Technology and Lean Manufacturing
Technology facilitates many aspects of lean manufacturing. Machines are best for repetitive tasks. Automation, for example, replaces manual labor, saves time, and frees people up to work on analytics and problem solving. By using machines for simple tasks, time is freed for workers to use their creativity and problem-solving skills.
Digitizing manufacturing is a big trend expected through 2019 and into 2020, as many manufacturing companies are dramatically increasing their digitization and expect to be ranked as digitally advanced by 2020. These same companies are putting their money where their mouth is, committing around five percent of revenues toward that connectivity.
How many of the following trends are you implementing in your operation? These are the trend now in the world of manufacturing, and trends which are anticipated to make a big impact.
Automation Is the Cornerstone of Lean Manufacturing
Automation is one of the key points of the entire lean manufacturing concept. Although people often fear that automation takes jobs away from people, the jobs actually shift from simple, repetitive tasks to tasks requiring higher thinking skills.
Artificial intelligence (AI) enabled automation could eliminate up to 9 percent of U.S. jobs. However, AI automation also creates other job opportunities that support this new automation economy, from those who can service the equipment to those who will use the data produced by automation to continue improving business and manufacturing processes.

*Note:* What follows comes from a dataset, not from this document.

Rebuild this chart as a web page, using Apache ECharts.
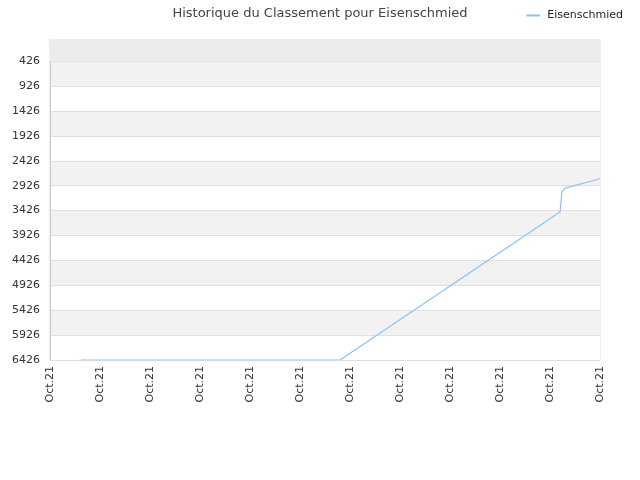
<!DOCTYPE html>
<html>
<head>
<meta charset="utf-8">
<script src="https://cdn.jsdelivr.net/npm/echarts@6/dist/echarts.min.js"></script>
<style>html,body{margin:0;padding:0;background:#fff;}#c{width:640px;height:480px;}</style>
</head>
<body>
<div id="c"></div>
<script>
var seriesName = 'Eisenschmied';
var dates = ['2021-10-05T05:45:00Z', '2021-10-15T14:24:00Z', '2021-10-24T09:36:00Z', '2021-10-24T11:30:00Z', '2021-10-24T14:30:00Z', '2021-10-26T00:00:00Z'];
var ranks = [6426, 6426, 3456, 3046, 2976, 2786];
var yTicks = [426, 926, 1426, 1926, 2426, 2926, 3426, 3926, 4426, 4926, 5426, 5926, 6426];
var xLabel = 'Oct.21';
var xStart = '2021-10-04T00:00:00Z';
var xEnd = '2021-10-26T00:00:00Z';

var DAY = 86400000;
var chart = echarts.init(document.getElementById('c'));
var data = dates.map(function (d, i) { return [Date.parse(d), ranks[i]]; });

chart.setOption({
  animation: false,
  backgroundColor: '#fff',
  textStyle: { fontFamily: 'DejaVu Sans' },
  title: {
    text: 'Historique du Classement pour ' + seriesName,
    left: 'center', top: 2,
    textStyle: { fontSize: 13, fontWeight: 'normal', color: '#444', fontFamily: 'DejaVu Sans' }
  },
  legend: {
    data: [seriesName], right: 12, top: 5,
    itemWidth: 14, itemHeight: 2, itemGap: 10, icon: 'rect',
    textStyle: { fontSize: 11, color: '#222', padding: [0, 0, 0, 2] }
  },
  grid: { left: 50, right: 40, top: 40, bottom: 120, show: true, borderColor: '#ddd', borderWidth: 1, backgroundColor: 'transparent' },
  xAxis: {
    type: 'value',
    min: Date.parse(xStart), max: Date.parse(xEnd), interval: 2 * DAY,
    axisLine: { show: true, lineStyle: { color: '#ccc' } },
    axisTick: { show: false },
    splitLine: { show: false },
    axisLabel: { rotate: 90, color: '#333', fontSize: 11, margin: 6, formatter: function () { return xLabel; }, showMinLabel: true, showMaxLabel: true }
  },
  yAxis: {
    type: 'value', inverse: true, min: 0, max: 6426,
    axisLine: { show: true, lineStyle: { color: '#ccc' } },
    axisTick: { show: false, customValues: yTicks },
    axisLabel: { color: '#333', fontSize: 11, margin: 10, customValues: yTicks, formatter: function (v) { return String(v); } },
    splitLine: { show: true, lineStyle: { color: '#e0e0e0' } },
    splitArea: { show: true, areaStyle: { color: ['#f2f2f2', '#ffffff'] } }
  },
  series: [{
    name: seriesName, type: 'line', data: data, showSymbol: false, symbol: 'none',
    lineStyle: { color: '#8fbff5', width: 1.2 }, itemStyle: { color: '#8fbff5' },
    markArea: { silent: true, itemStyle: { color: '#ececec' }, data: [[{ yAxis: 0 }, { yAxis: yTicks[0] }]] }
  }]
});
</script>
</body>
</html>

Automation thus supports lean manufacturing by allowing companies to run production longer, faster, and with fewer errors than by human power, saving both time and overhead.
IoT Connecting Equipment, Changing the Workplace
The Internet of Things (IoT) connects equipment so that it can exchange data with other machines and networks based on activities, sensors, and analytical insights. Boston Consulting Group predicts that by 2020, half of the $267B companies will spend on IoT products, technologies, and services will be driven by industries such as manufacturing.

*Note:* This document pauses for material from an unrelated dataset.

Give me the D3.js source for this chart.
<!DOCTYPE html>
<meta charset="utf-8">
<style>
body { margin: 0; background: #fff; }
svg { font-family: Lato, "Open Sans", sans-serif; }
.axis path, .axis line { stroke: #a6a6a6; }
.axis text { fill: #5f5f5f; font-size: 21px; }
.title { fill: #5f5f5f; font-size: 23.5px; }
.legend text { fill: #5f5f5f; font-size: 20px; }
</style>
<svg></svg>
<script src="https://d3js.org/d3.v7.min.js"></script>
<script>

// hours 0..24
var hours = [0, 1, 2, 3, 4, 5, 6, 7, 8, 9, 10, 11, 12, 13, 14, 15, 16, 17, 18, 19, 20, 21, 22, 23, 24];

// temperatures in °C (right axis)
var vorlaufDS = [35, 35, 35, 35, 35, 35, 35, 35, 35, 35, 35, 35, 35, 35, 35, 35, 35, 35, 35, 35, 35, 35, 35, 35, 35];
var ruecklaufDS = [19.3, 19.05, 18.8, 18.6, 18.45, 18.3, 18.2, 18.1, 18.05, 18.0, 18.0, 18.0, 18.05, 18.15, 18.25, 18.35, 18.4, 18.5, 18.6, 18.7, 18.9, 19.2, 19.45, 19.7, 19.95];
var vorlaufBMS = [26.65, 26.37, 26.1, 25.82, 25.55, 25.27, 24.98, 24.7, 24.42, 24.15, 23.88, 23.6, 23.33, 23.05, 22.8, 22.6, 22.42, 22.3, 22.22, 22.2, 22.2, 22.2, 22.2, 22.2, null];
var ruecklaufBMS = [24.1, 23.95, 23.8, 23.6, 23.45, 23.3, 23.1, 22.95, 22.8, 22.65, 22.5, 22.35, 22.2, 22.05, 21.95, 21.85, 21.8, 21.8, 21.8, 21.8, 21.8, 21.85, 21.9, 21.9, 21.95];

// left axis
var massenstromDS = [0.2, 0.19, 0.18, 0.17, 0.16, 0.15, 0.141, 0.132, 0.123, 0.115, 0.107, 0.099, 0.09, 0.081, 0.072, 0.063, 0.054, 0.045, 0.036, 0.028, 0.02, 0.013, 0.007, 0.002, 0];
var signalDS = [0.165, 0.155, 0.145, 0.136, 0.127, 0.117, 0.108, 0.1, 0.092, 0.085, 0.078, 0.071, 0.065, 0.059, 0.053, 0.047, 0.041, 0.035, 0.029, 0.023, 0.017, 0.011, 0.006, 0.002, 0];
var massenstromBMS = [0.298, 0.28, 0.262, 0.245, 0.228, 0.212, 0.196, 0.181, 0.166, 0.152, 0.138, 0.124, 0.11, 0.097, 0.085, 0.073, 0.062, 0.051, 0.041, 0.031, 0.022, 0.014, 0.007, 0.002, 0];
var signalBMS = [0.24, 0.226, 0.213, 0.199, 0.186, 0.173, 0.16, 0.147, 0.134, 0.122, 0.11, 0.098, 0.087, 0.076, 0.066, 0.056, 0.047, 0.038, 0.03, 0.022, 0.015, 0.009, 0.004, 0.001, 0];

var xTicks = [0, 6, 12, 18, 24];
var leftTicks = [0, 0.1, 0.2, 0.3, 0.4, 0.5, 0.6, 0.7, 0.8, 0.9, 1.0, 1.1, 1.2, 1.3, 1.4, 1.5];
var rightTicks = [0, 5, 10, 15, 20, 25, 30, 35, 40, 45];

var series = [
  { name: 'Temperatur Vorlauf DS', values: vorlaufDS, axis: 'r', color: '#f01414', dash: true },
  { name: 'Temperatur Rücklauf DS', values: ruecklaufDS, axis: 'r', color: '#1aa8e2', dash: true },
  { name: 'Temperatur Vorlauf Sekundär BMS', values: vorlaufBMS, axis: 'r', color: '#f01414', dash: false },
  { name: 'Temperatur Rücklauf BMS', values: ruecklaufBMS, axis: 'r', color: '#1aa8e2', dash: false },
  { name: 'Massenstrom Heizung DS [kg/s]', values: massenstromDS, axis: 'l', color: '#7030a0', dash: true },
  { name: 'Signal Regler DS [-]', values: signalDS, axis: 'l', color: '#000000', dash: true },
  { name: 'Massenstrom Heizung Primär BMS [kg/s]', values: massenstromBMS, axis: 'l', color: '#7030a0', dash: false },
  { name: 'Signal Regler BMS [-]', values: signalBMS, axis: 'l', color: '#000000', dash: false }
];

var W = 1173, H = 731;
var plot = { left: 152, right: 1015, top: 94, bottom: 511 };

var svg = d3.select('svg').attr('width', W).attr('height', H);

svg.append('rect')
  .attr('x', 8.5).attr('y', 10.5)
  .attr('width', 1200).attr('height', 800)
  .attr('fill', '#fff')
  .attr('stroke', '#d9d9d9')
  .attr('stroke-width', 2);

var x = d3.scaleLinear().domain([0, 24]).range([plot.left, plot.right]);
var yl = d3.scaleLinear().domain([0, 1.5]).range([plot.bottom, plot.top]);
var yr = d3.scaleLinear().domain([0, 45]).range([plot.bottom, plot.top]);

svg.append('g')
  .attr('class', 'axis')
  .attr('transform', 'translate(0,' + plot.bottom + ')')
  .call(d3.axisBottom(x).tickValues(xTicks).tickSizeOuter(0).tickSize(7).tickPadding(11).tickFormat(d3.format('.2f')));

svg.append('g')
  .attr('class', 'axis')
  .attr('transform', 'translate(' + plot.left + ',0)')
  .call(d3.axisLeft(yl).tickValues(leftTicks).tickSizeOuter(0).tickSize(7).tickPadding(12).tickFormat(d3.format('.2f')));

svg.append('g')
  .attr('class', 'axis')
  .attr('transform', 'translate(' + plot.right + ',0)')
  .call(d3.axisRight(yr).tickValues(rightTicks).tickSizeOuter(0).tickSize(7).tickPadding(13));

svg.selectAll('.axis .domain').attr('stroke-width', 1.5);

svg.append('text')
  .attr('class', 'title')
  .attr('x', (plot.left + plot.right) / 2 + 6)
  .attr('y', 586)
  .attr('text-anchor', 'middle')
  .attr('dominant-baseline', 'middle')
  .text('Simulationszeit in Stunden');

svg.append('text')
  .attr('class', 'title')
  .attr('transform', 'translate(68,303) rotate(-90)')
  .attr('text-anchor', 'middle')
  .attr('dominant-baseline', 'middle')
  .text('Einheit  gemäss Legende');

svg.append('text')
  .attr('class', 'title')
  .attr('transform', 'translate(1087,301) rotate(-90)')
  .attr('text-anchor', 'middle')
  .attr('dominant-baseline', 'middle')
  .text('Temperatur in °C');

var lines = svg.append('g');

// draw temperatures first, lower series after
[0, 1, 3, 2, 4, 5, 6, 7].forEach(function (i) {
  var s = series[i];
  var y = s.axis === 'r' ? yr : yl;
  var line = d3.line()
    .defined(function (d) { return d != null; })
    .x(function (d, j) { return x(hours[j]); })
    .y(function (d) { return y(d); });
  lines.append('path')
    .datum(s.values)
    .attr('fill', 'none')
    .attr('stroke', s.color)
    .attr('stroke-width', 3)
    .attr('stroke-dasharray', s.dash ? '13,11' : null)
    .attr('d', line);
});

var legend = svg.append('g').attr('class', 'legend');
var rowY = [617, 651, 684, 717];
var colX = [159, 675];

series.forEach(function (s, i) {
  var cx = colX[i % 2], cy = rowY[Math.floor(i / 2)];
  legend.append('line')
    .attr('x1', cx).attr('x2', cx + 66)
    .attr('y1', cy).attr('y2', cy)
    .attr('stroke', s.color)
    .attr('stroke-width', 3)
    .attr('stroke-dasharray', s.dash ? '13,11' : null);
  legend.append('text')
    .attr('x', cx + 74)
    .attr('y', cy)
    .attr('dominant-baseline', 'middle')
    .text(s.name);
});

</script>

The IoT is geared toward efficiency, reliability, and availability. By using it in the manufacturing industry, the IoT has ushered in a whole new way of converting raw materials into marketable products. Machines have little margin of error. They also don’t need breaks or take sick days. Training? That’s programming, and it can be done once and remembered forever. Machines are reliable and cost-effective.
While the capital investment up front might seem daunting, the long-term reductions in operational expenses are worth it. Some of the uses for IoT in manufacturing include:
- Tracking tools and fixtures
- Work-in-progress tracking
- Process automation
Machine Learning Predicts Next Move
New technology enables manufacturers to save time and bring down labor costs throughout the factory. Machine learning can help your equipment become “smarter” over time and predict the next need. It takes data collected by automated and connected IoT devices and uses it to monitor and predict issues in your manufacturing process. Imagine knowing a machine will need service before it breaks down, based on specific histories of issues on that machine. Other systems read information and find ways to optimize a machine’s productivity, emissions, or other issues even better than a human could.
The Internet of Things, Machine Learning, and other new technology are truly reshaping the manufacturing industry. We’ve come a long way since the assembly line days of Henry Ford or the first Toyota lean manufacturing systems. New, better, and more efficient technology continues to improve the outlook for all manufacturing facilities.